Continuity of $\frac{1}{x^2}$ given the metric $d(a,b)= \left| \int_a^b \frac{1}{x^2 +1} dx\right| $ on the extended real line. Let $y = \frac{1}{x^2}$ given the metric $d(a,b)= \left| \int_a^b \frac{1}{x^2 +1} dx\right|  $ on a part of the extended real line $[0, +\infty]$ where $$ f(0) = \infty, \; \; f(x) = \frac{1}{x^2}, \; \; f(\infty)=0 $$
So I start with the $\epsilon - \delta$ proof format. The integral metric given can be written as: $ d(a,b) = |\arctan(b) - \arctan(a)|$. Given this, we want to say that knowing: $$ |\arctan(b) - \arctan(a)| < \delta $$
we must show that for all $\epsilon > 0$, $$ \left|\arctan(\frac{1}{b^2}) - \arctan(\frac{1}{a^2})  \right|<\epsilon $$
This is how far I got: $$ \left|\arctan(\frac{1}{b^2}) - \arctan(\frac{1}{a^2})  \right| = \left|-\arctan(b^2) + \arctan(a^2)\right| = \\ |-1|\left|\arctan(b^2) - \arctan(a^2)\right| = \left|\arctan(b^2) - \arctan(a^2)\right|  $$
But I don't really know how to proceed from there and extract $ |\arctan(b) - \arctan(a)|$ out of it so that I can relate $\epsilon$ and $\delta$.
Ideas?
 A: In fact $f(x):=1/x^2$ is uniformly continuous relative to the metric $d$. To show this, we first establish inequalities showing that the metric $d(a,b)$ is comparable to the standard metric $|a-b|$:
For all $x\ge0$ we have
$$\frac1{(x+1)^2}\le\frac1{x^2+1}\le1.$$
Integrating these from $a$ to $b$, conclude that
$$\frac{|a-b|}{(a+1)(b+1)}\stackrel{(1)}\le d(a,b)\stackrel{(2)}\le|a-b|.$$
To prove uniform continuity we want to assert $d(f(a),f(b))\le K d(a,b)$, where $K$ is a constant independent of $a$ and $b$.
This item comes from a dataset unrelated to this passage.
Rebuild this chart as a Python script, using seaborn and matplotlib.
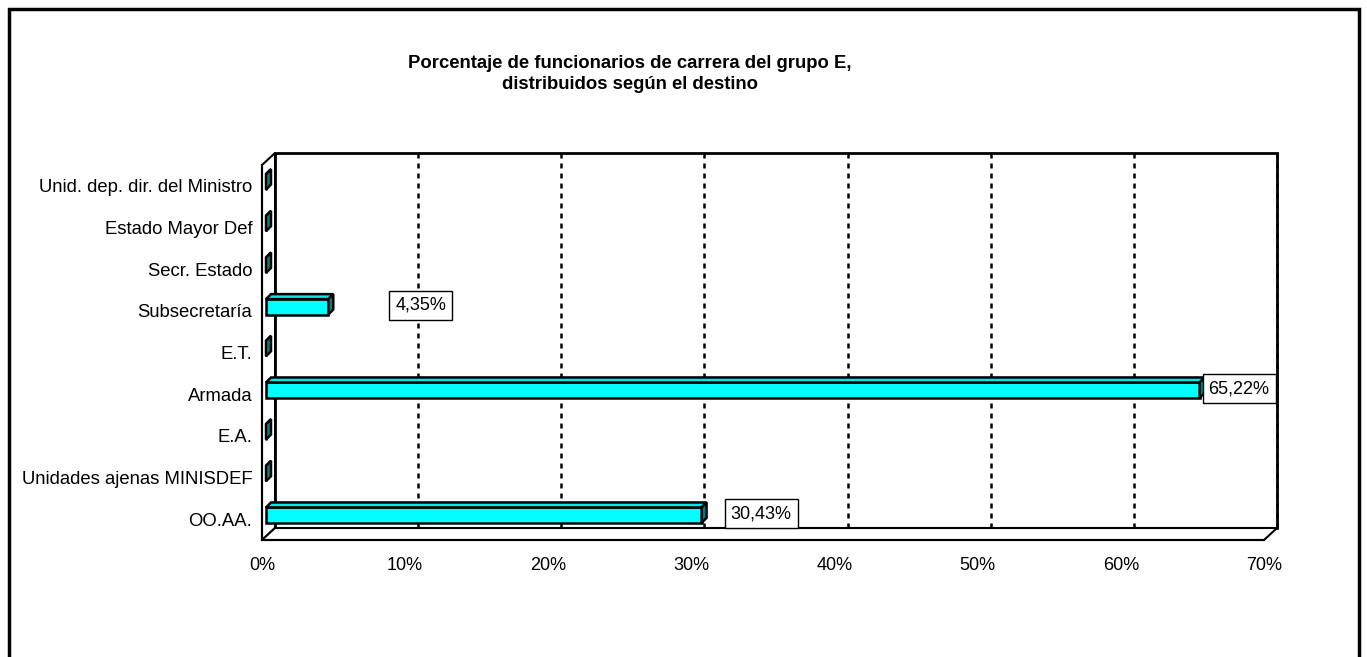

Assume $a<b$. There are two overlapping cases to consider: $a<b\le m$ and $M\le a<b$, where $M<m$ (sic) are constants with $m$ chosen big enough and $M$ chosen small enough to cover all possibilities. (This is doable because if $d(a,b)<\delta$, then there is a limit to how far $b$ is from $a$.)
For the "small" case $a<b\le m$, we can argue
$$
\begin{align}
d(f(a),f(b))=d(1/a^2,1/b^2)&=d(a^2,b^2)\\
&\stackrel{(2)}
\le|a^2-b^2|\\
&=(a+b)|a-b|\\
&\stackrel{(1)}\le(a+b)(a+1)(b+1)d(a,b)\\
&\le(2m)(m+1)^2d(a,b).
\end{align}$$
Note the above argument is valid for the case $a=0$, where we are attempting to bound $d(\infty,1/b^2)$.
The "large" case $M\le a<b$ can be reduced to the small case by reciprocation:
$
d(1/a^2,1/b^2)=d(a_1^2,b_1^2)$ where $a_1:=1/b$ and $b_1:=1/a$ are such that $a_1<b_1\le 1/M$.